Awesome, thanks for those pics too! That's with the dropouts positioned where?


----------



## Lionel_Hutz (Dec 8, 2021)

nitrousjunky said:


> Awesome, thanks for those pics too! That's with the dropouts positioned where?


For 12 spd geared, 29".


----------



## Sssteveyoung (Jul 26, 2013)

My experience is similar. Clearance is good with 2.35” Rock Razors. Enough space with the wheel fully forward in the dropouts.
Up front, depends on the fork. I read that older Fox 34 SC were rated to 2.6. The 2022 Fox 34 SC is rated to 2.4 I think. I have run a 2.6 Magic Mary no problem In an older Fox 34 SC but In the end the SC was too flexy and I now run a regular Fox 34. Front tire is Nobby Nick 2.34.
So up to 2.4 gives plenty of space front and rear. You could probably go bigger but I wouldn’t do that myself.


----------



## Funoutside (Jul 17, 2019)

Regular fox 34(& Z2 Bomber) can fit up to 29x2.8. I have 29x2.6 XR4 with a Bomber & my friend has the same on her 34(with the green stickers) & if mud isn't an issue 2.8 would fit too.


----------



## nitrousjunky (May 12, 2006)

Funoutside said:


> Regular fox 34(& Z2 Bomber) can fit up to 29x2.8. I have 29x2.6 XR4 with a Bomber & my friend has the same on her 34(with the green stickers) & if mud isn't an issue 2.8 would fit too.

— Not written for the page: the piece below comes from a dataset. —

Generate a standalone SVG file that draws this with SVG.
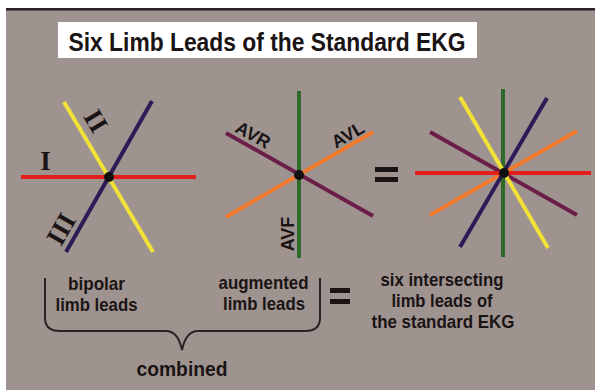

29x3.0 XR4 on i40 rim fits with plenty of clearance in the Z2.


----------



## ghood (Dec 26, 2011)

mine just hit 3000 miles and I’m loving it


----------



## Sssteveyoung (Jul 26, 2013)

Sssteveyoung said:


> My experience is similar. Clearance is good with 2.35” Rock Razors. Enough space with the wheel fully forward in the dropouts.
> Up front, depends on the fork. I read that older Fox 34 SC were rated to 2.6. The 2022 Fox 34 SC is rated to 2.4 I think. I have run a 2.6 Magic Mary no problem In an older Fox 34 SC but In the end the SC was too flexy and I now run a regular Fox 34. Front tire is Nobby Nick 2.34.
> So up to 2.4 gives plenty of space front and rear. You could probably go bigger but I wouldn’t do that myself.


Finally got around to take a picture. Running 32/18 gears and wheel very close to fully forward.


----------



## Jason_86_951 (Aug 18, 2019)

Picture of mine after I built it up this spring. Love it so much I bought my son one too (red).


----------



## Jason_86_951 (Aug 18, 2019)




----------



## crembz (Feb 25, 2019)

I just ordered a black frame and Silver fork. Still trying to decide how I should build it.


----------



## SpotRockerFan (Feb 15, 2021)

titaniumsprucemoose said:


> Anyone have the previous (2018?) steel version? Curious about the steel vs the new carbon











I own the 2018 steel spot rocker and 2022 carbon spot rocker. Why? I love both!
When comparing the steel vs carbon Rocker: 
The carbon is faster, lighter, zippier, and climbs better. I like the slightly more updated geo as well. If I’m trying to win a race, the carbon is the better bike. The steel is more supple, comfortable, and takes out the trail chatter better and just is so fun to ride. And I love that blue color. 
The carbon in 29” set up is too stiff for me. I chose to ride with 27.5 plus to give me a tad bit of “suspension”. I love it in 27.5 plus. I also have it with a 130 Pike. Love this set up. Yesterday I rode the steel and today I’m riding the carbon. Both are awesome and can me set up SS or geared. I wish Spot still made the steel version.


----------



## SpotRockerFan (Feb 15, 2021)

Anyone here have their Rocker set up in 27.5?


----------



## Andrea138 (Mar 25, 2009)

SpotRockerFan said:


> Anyone here have their Rocker set up in 27.5?


Mine is 27.5+ right now. It's fun on flowy, tighter trails. I like 29" better, personally, but it's really going to boil down to terrain and riding style.


----------



## SpotRockerFan (Feb 15, 2021)

Andrea138 said:


> Mine is 27.5+ right now. It's fun on flowy, tighter trails. I like 29" better, personally, but it's really going to boil down to terrain and riding style.


What rims you riding on your 27.5+ set up?


----------



## Andrea138 (Mar 25, 2009)

SpotRockerFan said:


> What rims you riding on your 27.5+ set up?


SRAM Roam 60. I haven't put a ton of miles on them, but I can't complain about anything other than the hub engagement isn't I9-fast.


----------



## SpotRockerFan (Feb 15, 2021)

Andrea138 said:


> SRAM Roam 60. I haven't put a ton of miles on them, but I can't complain about anything other than the hub engagement isn't I9-fast.


What internal rim width?


----------



## Andrea138 (Mar 25, 2009)

SpotRockerFan said:


> What internal rim width?


30mm


----------